Looking back, my fascination with communication and my knees probably started about the same time somewhere on Highway 16 heading from Edmonton to Jasper with Jaime and Bart. On our bicycles. There was a lot of back and forth between us, of course. Three high-school-university friends on touring bikes had enough to talk about.  How best to find comfort on the concrete floor of a camp kitchen in Obed? Can you eat too much yogurt? Is it wrong to mix rum and orange juice? What did Plato mean by the young are to be taught in play? Is that really banjo music or just the wind playing tricks? Can you put Vaseline there? (I don't mean you, I mean can one....?) And on and on from politics to girls to derailleurs, which, if you think about it, is not that difficult a gear change.

But it was a different kind of communication that took hold that trip. It was the communication of gears.

I learned the obvious, that we weren't going to get to Jasper in a day. And I learned the not-so-obvious, that the touring cyclist can pick up all sorts of messages if he listens to the road, the slope of the road, the wind, the direction and force of the wind, his knees, his muscles and the rest of the cyclosphere.

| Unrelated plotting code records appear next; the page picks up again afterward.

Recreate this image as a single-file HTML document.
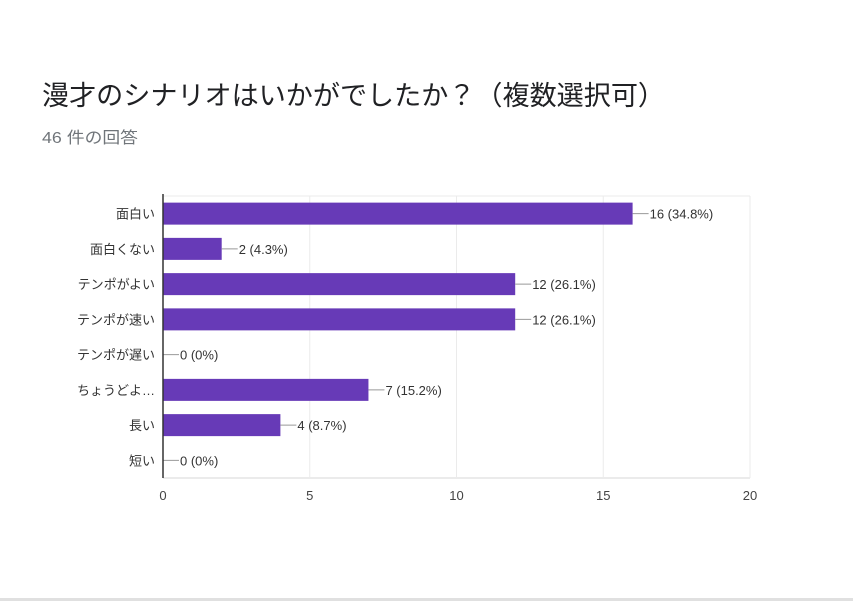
<!DOCTYPE html>
<html><head><meta charset="utf-8"><style>
body{margin:0;background:#fff;width:853px;height:602px;overflow:hidden;font-family:"Liberation Sans","Noto Sans CJK JP",sans-serif;}
</style></head><body>
<svg width="853" height="602" style="position:absolute;left:0;top:0">
<text x="42" y="105" font-size="27" textLength="623" lengthAdjust="spacingAndGlyphs" fill="#202124" font-family="Liberation Sans, Noto Sans CJK JP, sans-serif">漫才のシナリオはいかがでしたか？（複数選択可）</text>
<text x="42" y="143" font-size="16" textLength="96" lengthAdjust="spacingAndGlyphs" fill="#70757a" font-family="Liberation Sans, Noto Sans CJK JP, sans-serif">46 件の回答</text>
<rect x="0" y="598" width="853" height="3" fill="#e0e0e0"/>
<g id="plot" font-family="Liberation Sans, Noto Sans CJK JP, sans-serif"></g>
</svg>
<script>
const categories=["面白い","面白くない","テンポがよい","テンポが速い","テンポが遅い","ちょうどよ…","長い","短い"];
const counts=[16,2,12,12,0,7,4,0];
const percents=["34.8%","4.3%","26.1%","26.1%","0%","15.2%","8.7%","0%"];
const ticks=[0,5,10,15,20];
const NS="http://www.w3.org/2000/svg";
const plotG=document.getElementById('plot');
const x0=163,x1=750,yTop=196,yBot=478;
const xs=v=>x0+(v-0)/(20-0)*(x1-x0);
const band=(yBot-yTop)/categories.length;
const yc=i=>yTop+band*(i+0.5);
function mk(t,a){const e=document.createElementNS(NS,t);for(const k in a)e.setAttribute(k,a[k]);plotG.appendChild(e);return e;}
ticks.forEach(t=>{
  const l=mk('line',{x1:xs(t),x2:xs(t),y1:yTop,y2:yBot,stroke:'#ebebeb','stroke-width':1});
  
  
  const tx=mk('text',{x:xs(t),y:500,'font-size':13,fill:'#444','text-anchor':'middle'});
  tx.textContent=t;
  
  
});
const topBorder=mk('line',{x1:x0,x2:x1,y1:yTop,y2:yTop,stroke:'#ebebeb'});


const botBorder=mk('line',{x1:x0,x2:x1,y1:yBot,y2:yBot,stroke:'#ebebeb','stroke-width':2});


categories.forEach((c,i)=>{
  const y=yc(i),h=22,v=counts[i];
  const lab=mk('text',{x:155,y:y+5,'font-size':13,fill:'#333','text-anchor':'end'});
  lab.textContent=c;
  
  
  if(v>0){
    const r=mk('rect',{x:x0,y:y-h/2,width:xs(v)-x0,height:h,fill:'#673ab7'});
    
    
  }
  const ex=xs(v);
  const ln=mk('line',{x1:ex,x2:ex+16,y1:y,y2:y,stroke:'#999'});
  
  
  const vt=mk('text',{x:ex+17,y:y+5,'font-size':13,fill:'#333'});
  vt.textContent=v+' ('+percents[i]+')';
  
  
});
const yAxis=mk('line',{x1:x0,x2:x0,y1:yTop-2,y2:yBot,stroke:'#333','stroke-width':1.5});


</script>
</body></html>
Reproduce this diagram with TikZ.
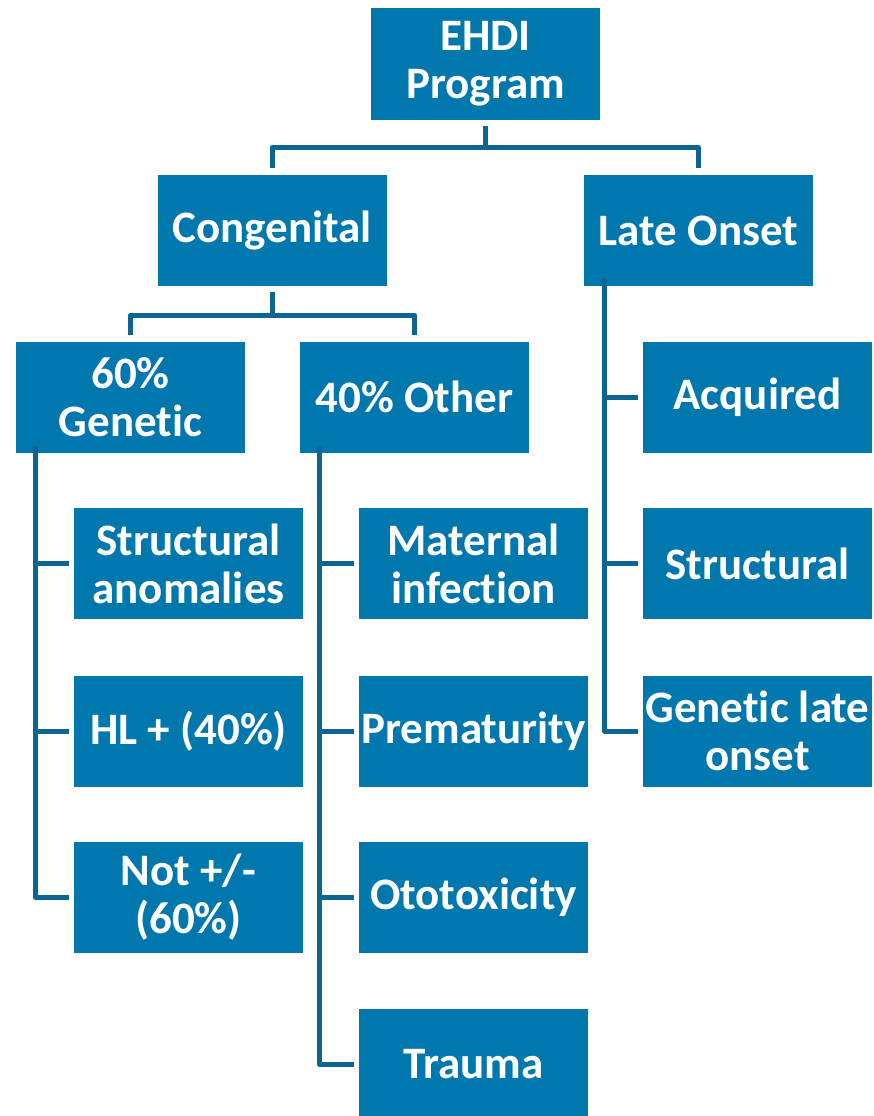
\documentclass[tikz,border=0pt]{standalone}
\usepackage{fontspec}
\setmainfont{Carlito}[Ligatures={NoCommon,NoRare}]
\begin{document}
\begin{tikzpicture}[x=1pt,y=-1pt,
  box/.style={fill=boxblue, draw=none, minimum width=229pt, minimum height=111pt,
    inner sep=0pt, align=center, text=white, font=\bfseries\fontsize{45}{48}\selectfont},
  conn/.style={draw=lineblue, line width=5pt, line join=round, line cap=butt}]
\definecolor{boxblue}{RGB}{0,119,173}
\definecolor{lineblue}{RGB}{12,100,145}
\useasboundingbox (0,0) rectangle (873,1116);
\node[box] (ehdi) at (485.5,64) {EHDI\\Program};
\node[box] (cong) at (272,230.5) {Congenital};
\node[box] (late) at (698.5,230.5) {Late Onset};
\node[box] (gen) at (130.5,397) {60\%\\Genetic};
\node[box] (oth) at (414.5,397) {40\% Other};
\node[box] (acq) at (757.5,397) {Acquired};
\node[box] (sa) at (188.5,563.5) {Structural\\anomalies};
\node[box] (hl) at (188.5,731) {HL + (40\%)};
\node[box] (not) at (188.5,897.5) {Not +/-\\(60\%)};
\node[box] (mat) at (473.5,563.5) {Maternal\\infection};
\node[box] (pre) at (473.5,731) {Prematurity};
\node[box] (oto) at (473.5,897.5) {Ototoxicity};
\node[box] (tra) at (473.5,1064.5) {Trauma};
\node[box] (str) at (757.5,563.5) {Structural};
\node[box] (glo) at (757.5,731) {Genetic late\\onset};
% top level
\draw[conn, shorten <=6pt, shorten >=7pt] (ehdi.south) -- ++(0,28) -| (cong.north);
\draw[conn, shorten <=6pt, shorten >=7pt] (ehdi.south) -- ++(0,28) -| (late.north);
\draw[conn, shorten <=6pt, shorten >=6pt] (cong.south) -- ++(0,29) -| (gen.north);
\draw[conn, shorten <=6pt, shorten >=6pt] (cong.south) -- ++(0,29) -| (oth.north);
% branches
\foreach \t in {sa,hl,not}
  \draw[conn, shorten >=5pt] ([xshift=20pt,yshift=7pt]gen.south west) |- (\t.west);
\foreach \t in {mat,pre,oto,tra}
  \draw[conn, shorten >=5pt] ([xshift=20pt,yshift=7pt]oth.south west) |- (\t.west);
\foreach \t in {acq,str,glo}
  \draw[conn, shorten >=5pt] ([xshift=21pt,yshift=7pt]late.south west) |- (\t.west);
\end{tikzpicture}
\end{document}
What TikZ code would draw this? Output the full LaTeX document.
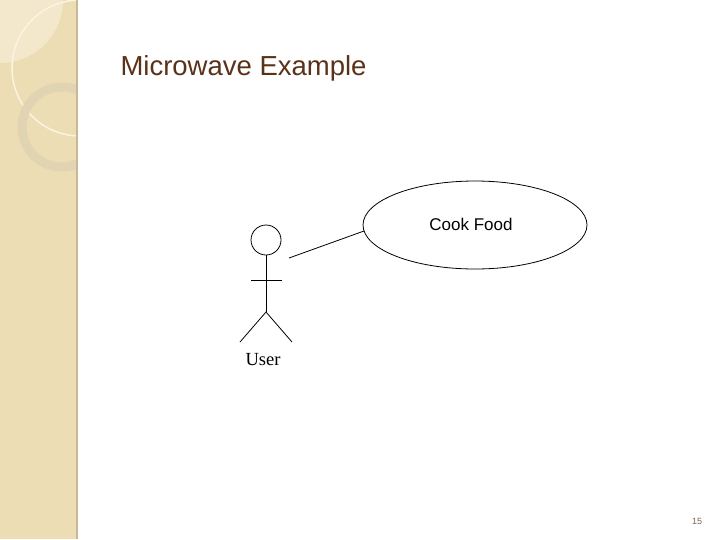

Up until then, I think my imagination was the hockey player's. Go, go harder, hit hard, go, skate, go, go, go. I learned patience on that trip. The sky has a way of imparting humility. The mountain that seems never to get closer can do the same.

The real goal was to be able to keep going. And that meant taking care of my legs, my knees, and the way to do that was to keep spinning the pedals at a constant rate, not too slow (knee strain), not too fast (wasted energy). And the way to keep the pedals moving at a near-constant number of revolutions per minute was to listen to the road and the wind and change gears accordingly.

It was an inner conversation, but it was also the kind of shared commitment to knowledge that makes for friendship. And a kind of harmony. And that  kind of stuff gets bred in the sit bones.

It's been a few years since I have been on a bike regularly, but I knew it was time to gear down and get back to the thoughts that come in self-propelled motion. I drive way too much. I have seen the sunset from a bike saddle not enough times.

I realized tonight how beautiful is the sound of a gravel path when it talks to a rubber tire. It's like a round and round of applause. If you listen and have gears to hear.